Oh, it’s time for the weekly battle once again, the struggle that has besieged many a harried housewife for generations, the epic fitted-sheet melee. When we remodeled our master bedroom years ago, we purchased our first queen-size bed, complete with a thick pillow-top mattress and an extra topper for an additional layer of comfort. That’s all well and good until the time comes to put on a clean, fitted sheet. I get one stupid corner secured, flop gracefully across the bed, sink instantly into those 7 layers of fluff, reach the opposing corner just in time to have the first corner pop off. The bed-sheet tussle continues, wearing through my Christian armor until tempers flare, well, my temper flares, the sheet remains rather passive. From corner to corner I bounce, ricocheting like a billiard ball off the sides of a pool table. Eventually my knight in shining armor arrives, quiets the hostilities, and assists in securing the sheet. Victory is mine, at least for this week.

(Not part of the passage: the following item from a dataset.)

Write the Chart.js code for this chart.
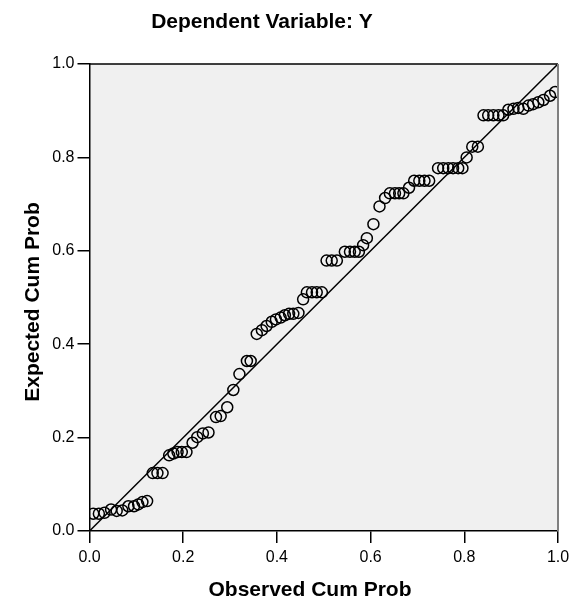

That weekly sheet skirmish reminds me of another clash in my life, a minute-to-minute confrontation, a dogfight that seems endless, my battle with me. I can relate to the words of the apostle Paul as he pens this quandary: “For the good that I would I do not; but the evil which I would not, that I do,” and I sigh with him in agreement as he shares this frustration, but “how to perform that which is good I find not.” My flesh needs no encouragement to display anger, jealousy, bitterness, impatience; that takes no effort at all. But to live as Christ is against my carnal nature, requiring me to “put off…mortify” my flesh, and to “put on the new man,” the characteristics and mannerisms of Christ.
But often, as with the sheet battle, I find myself defeated, weak, with spiritual anemia. Although I try to “abstain from all appearance of evil,” I fall victim to my flesh. As I get one area, or corner of my life, under control, often another corner slips off. “Oh, wretched man that I am.” Any victory over the flesh is temporary, requiring me to “die daily,” to confront my flesh every moment of every day. And when I do succumb to that “old man” inside of me, it serves as a type of spiritual acid test, for it sickens my heart and convicts my soul, as I grasp the ugly fact that I have grieved and saddened my heavenly Father.
But thankfully I don’t have to live in the defeat of the flesh as “I thank God through Jesus Christ our Lord,” that the Holy Spirit stands ready to come to my aid, help my “infirmities,” guide me to victory, and “lead me into the land of uprightness.” When I lean on His strength and “walk in the Spirit,” the battle is no longer mine, but His.
Galatians 5:16 This I say then, Walk in the Spirit, and ye shall not fulfill the lust of the flesh.
Lord, help me to rely on Your Spirit, for I do not have the power in myself to battle my carnal flesh. When I fall into sin, help me to seek Your forgiveness and get back into the race again.